Notre Dame paper examines how students understand mathematics

It's both the bane of many parents and what has been called a major national vulnerability: the inability of many children to understand mathematics. Understanding that problem and developing strategies to overcome it is the research focus of Nicole McNeil, Alliance for Catholic Education (ACE) Associate Professor of Psychology at the University of Notre Dame, and the researchers in her lab.

A new paper by McNeil and Emily Fyfe, a former Notre Dame undergraduate who's now a doctoral student at Vanderbilt University, examines if the labels educators use to identify patterns affects preschoolers' understanding of patterns.

"Patterns are things, such as words or numbers that repeat in a logical way," McNeil said. "For example, the stripes on an American flag are laid out in a repeating pattern of red, white, red, white, etc. Children's ability to identify and create patterns is an important early math skill that supports their social and cognitive development. In fact, research has shown that teaching about patterns improves their achievement in reading and mathematics."

Members of the CLAD (Cognition, Learning and Development) Lab that McNeil directs at Notre Dame recently collaborated with Fyfe and other colleagues at Vanderbilt University to examine if the labels educators use to identify patterns affects preschoolers' understanding of patterns. They compared concrete labels, which refer to the changing physical features of the pattern (e.g., "red, white, red, white"), to abstract labels, which describe the pattern using an arbitrary system that mimics the pattern (e.g., "A, B, A, B"). Children in the study solved a set of patterning problems in which they watched an experimenter explain a model pattern using either concrete labels or abstract labels and then tried to recreate the same pattern using a different set of materials.

"Children who were randomly assigned to the abstract labels condition solved more problems correctly than those assigned to the concrete labels condition," McNeil said. "Thus, even though concrete labels seem better because they are more familiar and accessible to children, abstract labels may help focus attention on the deeper structure of patterns. These findings suggest that something as minor as the types of labels used during instruction can affect children's understanding of fundamental early math concepts."
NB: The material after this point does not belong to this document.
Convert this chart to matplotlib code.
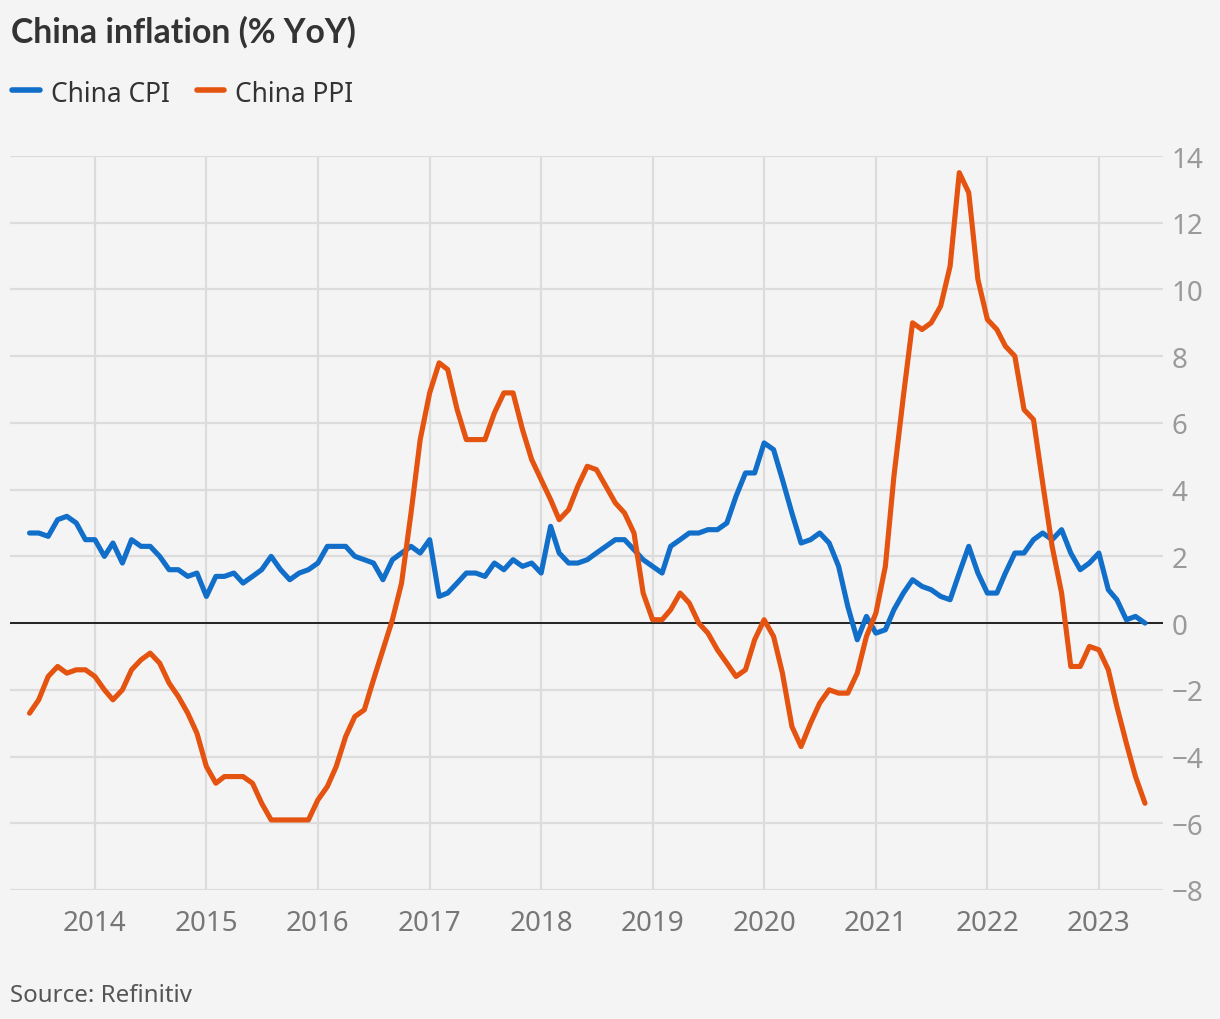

This research result converges with several other findings from McNeil's lab in recent years that have shown that relatively minor differences in the structure of children's input can play a role in shaping and constraining children's understanding of fundamental math concepts.
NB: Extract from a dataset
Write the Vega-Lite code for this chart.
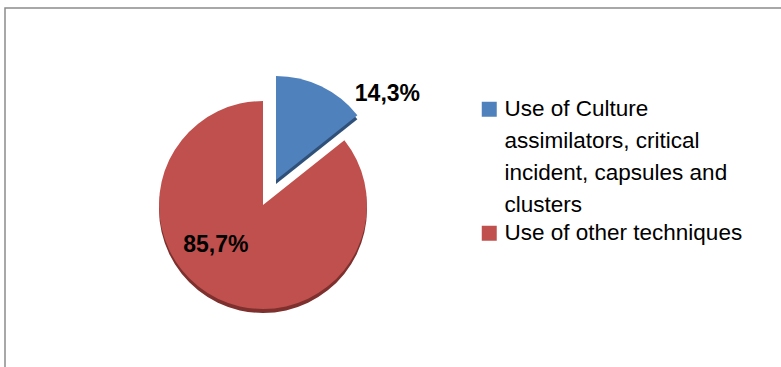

"Researchers and educators often focus on the macro-level environmental differences (like quality of early child care setting) and how they affect cognitive development," she said. "However, a growing body of research suggests that even differences in relatively specific, microlevel factors can affect how children understand certain concepts. I think this means that we need to be very purposeful about structuring lessons and our instructional input to ensure that we are setting children up to construct an understanding of the most important concepts."

Although the McNeil lab's research is primarily focused on mathematics, the results may possibly be applicable to other areas of learning such as reading and spelling.

"I don't want to go too far beyond our data here, but I would say that the general idea would hold broadly," McNeil said. "Relatively small differences in how a particular concept is presented can affect the knowledge that children construct about that concept. In terms of the specific finding about abstract labels, I would say that it would be most important in domains in which we want children to focus on the deeper structure of things, rather than just on the specific concrete instance we are using to teach them the concept. So, for example, children's learning of the scientific method and how to control variables in experimentation may be another domain where abstract labels could be more helpful than concrete because we want children to transfer the more general concepts beyond the specific examples they are learning on."

The research paper appeared in the journal Child Development. Fyfe's research was supported by a National Science Foundation Graduate Research Fellowship.

McNeil, along with colleagues at the nonprofit research agency West Ed, also recently received a $3.5 million grant from the U.S. Department of Education's Institute of Education Sciences, which aims to improve students' mathematical achievement in elementary school and beyond.

The new grant, the largest grant awarded to McNeil's work, will allow a large-scale trial of an educational intervention McNeil and her CLAD Lab research team have developed to boost math learning by helping students grasp the concept of mathematical equivalence. Such a concept supports problem solving reflected in a statement such as "two plus two equals four."

The lessons and activities she proposes for elementary schools to change students' learning about mathematical equivalence have been used successfully at Santa Cruz Catholic School, a Notre Dame ACE Academies school serving inner-city children in Tucson. Several second-grade ACE teachers from around the country served as participants in the pilot study and helped refine McNeil's approaches.